Elle explique que plus de 10 millions de cas de polio ont été évités dans le monde depuis 2000, soit un recul de 99% du nombre de cas. Environ 10 milliards de doses ont été administrées à près de trois milliards d'enfants.
En dépit des traitements modernes, on estime qu'un pour cent des cas de polio se traduit par une paralysie irréversible. Une fraction de ceux qui sont paralysés en meurent.
En Papouasie, les médecins tentent de répondre à la crise en relançant les campagnes d'immunisation, sachant que chaque enfant doit recevoir au moins trois doses.
Des centaines de milliers d'enfants ont déjà été vaccinés.
Mais en dépit de l'implication du gouvernement et de l'aide étrangère, cette campagne est un défi dans un pays à la géographie si tourmentée, en particulier dans la région centrale et montagneuse des Hautes Terres.
De nombreux villages ne peuvent être atteints que par les airs, ou au prix de la longue remontée d'un fleuve.
Il faut ajouter à cela les violences tribales, la malnutrition, les autres épidémies comme la rougeole, les conséquences de séismes comme celui de février...
"C'est vraiment difficile en termes d'accès, en termes de logistique", explique M. Hossain. "C'est très cher et très dur."
Une des stratégies a été de créer des cliniques itinérantes pour visiter les villages éloignés des centres de population comme Mount Hagen, la quatrième ville du pays, au coeur des Hautes Terres.
Dans la clinique installée près du marché de Mount Hagen, Margaret Akima doit alpaguer les mères et enfants et les traîner jusqu'à son dispensaire rudimentaire.

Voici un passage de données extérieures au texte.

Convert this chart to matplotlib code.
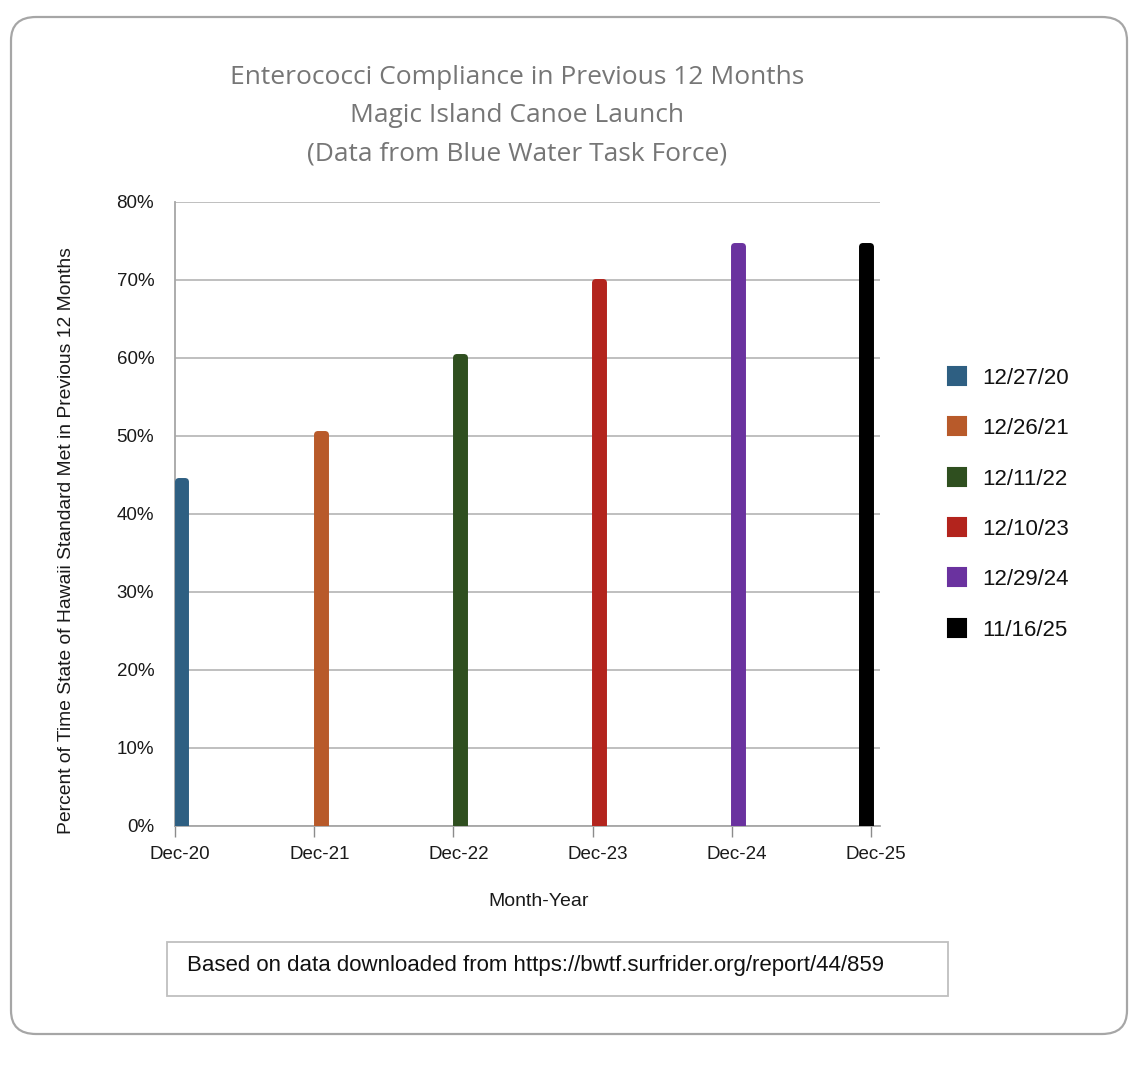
import matplotlib
matplotlib.use("Agg")
import matplotlib.pyplot as plt
from matplotlib.patches import FancyBboxPatch, Rectangle
from matplotlib.lines import Line2D
from matplotlib.ticker import FixedLocator, NullFormatter
from datetime import datetime

# ---- data ----
sample_dates = ["2020-12-27", "2021-12-26", "2022-12-11", "2023-12-10", "2024-12-29", "2025-11-16"]
legend_labels = ["12/27/20", "12/26/21", "12/11/22", "12/10/23", "12/29/24", "11/16/25"]
compliance = [0.442, 0.503, 0.601, 0.697, 0.743, 0.743]
bar_colors = ["#2e5f82", "#b85a2a", "#2f4f1f", "#b3241d", "#6a329f", "#000000"]
tick_months = ["2020-12", "2021-12", "2022-12", "2023-12", "2024-12", "2025-12"]
tick_labels = ["Dec-20", "Dec-21", "Dec-22", "Dec-23", "Dec-24", "Dec-25"]
y_ticks = [0, 0.1, 0.2, 0.3, 0.4, 0.5, 0.6, 0.7, 0.8]
y_tick_labels = ["0%", "10%", "20%", "30%", "40%", "50%", "60%", "70%", "80%"]

title_lines = ["Enterococci Compliance in Previous 12 Months",
               "Magic Island Canoe Launch",
               "(Data from Blue Water Task Force)"]
y_label = "Percent of Time State of Hawaii Standard Met in Previous 12 Months"
x_label = "Month-Year"
footnote = "Based on data downloaded from https://bwtf.surfrider.org/report/44/859"

W, H = 1142, 1068
plt.rcParams['font.family'] = ['Liberation Sans', 'DejaVu Sans']

fig = plt.figure(figsize=(W / 100, H / 100), dpi=100)
fig.patch.set_facecolor("white")

def fx(px):
    return px / W

def fy(py):
    return 1 - py / H

# month-based date axis (like a spreadsheet date axis with base unit = months)
base = datetime.strptime(tick_months[0], "%Y-%m")
def month_index(d):
    return (d.year - base.year) * 12 + (d.month - base.month)

# outer rounded frame
frame = FancyBboxPatch((fx(11), fy(1034)), fx(1127) - fx(11), fy(17) - fy(1034),
                       boxstyle="round,pad=0,rounding_size=0.022",
                       transform=fig.transFigure, facecolor="none",
                       edgecolor="#a6a6a6", linewidth=1.6, zorder=-1)
fig.patches.append(frame)

ax = fig.add_axes([fx(175), fy(826), fx(880) - fx(175), fy(202) - fy(826)])
ax.set_facecolor("white")

dates = [datetime.strptime(d, "%Y-%m-%d") for d in sample_dates]
xm = [month_index(d) + 0.56 for d in dates]
bars = ax.bar(xm, compliance, width=0.68, color=bar_colors,
              edgecolor=bar_colors, linewidth=5, zorder=3)
for b in bars:
    b.set_joinstyle("round")

tick_idx = [month_index(datetime.strptime(m, "%Y-%m")) for m in tick_months]
ax.set_xlim(tick_idx[0], tick_idx[-1] + 0.77)
ax.set_ylim(0, 0.8)

ax.xaxis.set_major_locator(FixedLocator(tick_idx))
ax.xaxis.set_major_formatter(NullFormatter())
ax.set_xticks([t + 0.45 for t in tick_idx], minor=True)
ax.set_xticklabels(tick_labels, minor=True, fontsize=13.5, color="#1a1a1a")
ax.set_yticks(y_ticks)
ax.set_yticklabels(y_tick_labels, fontsize=13.5, color="#1a1a1a")

ax.tick_params(axis="x", which="major", length=8, width=1, color="#8c8c8c", direction="out")
ax.tick_params(axis="x", which="minor", length=0, pad=14.5)
ax.tick_params(axis="y", length=0, pad=15)

ax.grid(axis="y", color="#bfbfbf", linewidth=1.4, zorder=0)
ax.set_axisbelow(True)
for s in ["top", "right"]:
    ax.spines[s].set_visible(False)
ax.spines["left"].set_color("#a6a6a6")
ax.spines["left"].set_linewidth(1.3)
ax.spines["bottom"].set_color("#a6a6a6")
ax.spines["bottom"].set_linewidth(1.3)

# titles
for i, t in enumerate(title_lines):
    fig.text(fx(517), fy(78 + 38 * i), t, ha="center", va="center",
             fontsize=19, color="#767676", family=["Open Sans", "DejaVu Sans"])

# axis labels
fig.text(fx(67), fy(541), y_label, rotation=90, ha="center", va="center",
         fontsize=13.9, color="#1a1a1a")
fig.text(fx(539), fy(901), x_label, ha="center", va="center",
         fontsize=14, color="#1a1a1a")

# legend
handles = [Line2D([0], [0], marker="s", linestyle="none", markersize=13,
                  markerfacecolor=c, markeredgecolor=c, markeredgewidth=1.5)
           for c in bar_colors]
leg = fig.legend(handles, legend_labels, loc="upper left",
                 bbox_to_anchor=(fx(937), fy(359)), frameon=False,
                 fontsize=16, labelspacing=1.32, handletextpad=0.62,
                 handlelength=1.0, borderaxespad=0)
for txt in leg.get_texts():
    txt.set_color("#111111")

# footnote box
fig.patches.append(Rectangle((fx(167), fy(996)), fx(948) - fx(167), fy(942) - fy(996),
                             transform=fig.transFigure, facecolor="white",
                             edgecolor="#bfbfbf", linewidth=1.3))
fig.text(fx(187), fy(965), footnote, ha="left", va="center", fontsize=16,
         color="#111111")

fig.savefig("out.png", dpi=100, facecolor="white")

Quand elle s'est installée là il y a deux semaines, elle administrait une centaine de doses de vaccin par jour. Le chiffre est désormais tombé à une cinquantaine.
Maria Ponde, 37 ans, est venue à Mount Hagen avec sa fille de six ans, Warapnong, pour acheter une pelle. "Je ne pensais pas la vacciner", dit-elle alors que la petit fille reçoit sa dose.
Warapnong avait déjà raté plusieurs rappels. Ce jour-là, elle n'a dû son vaccin qu'au hasard, illustrant le défi que représente le combat contre la polio en Papouasie.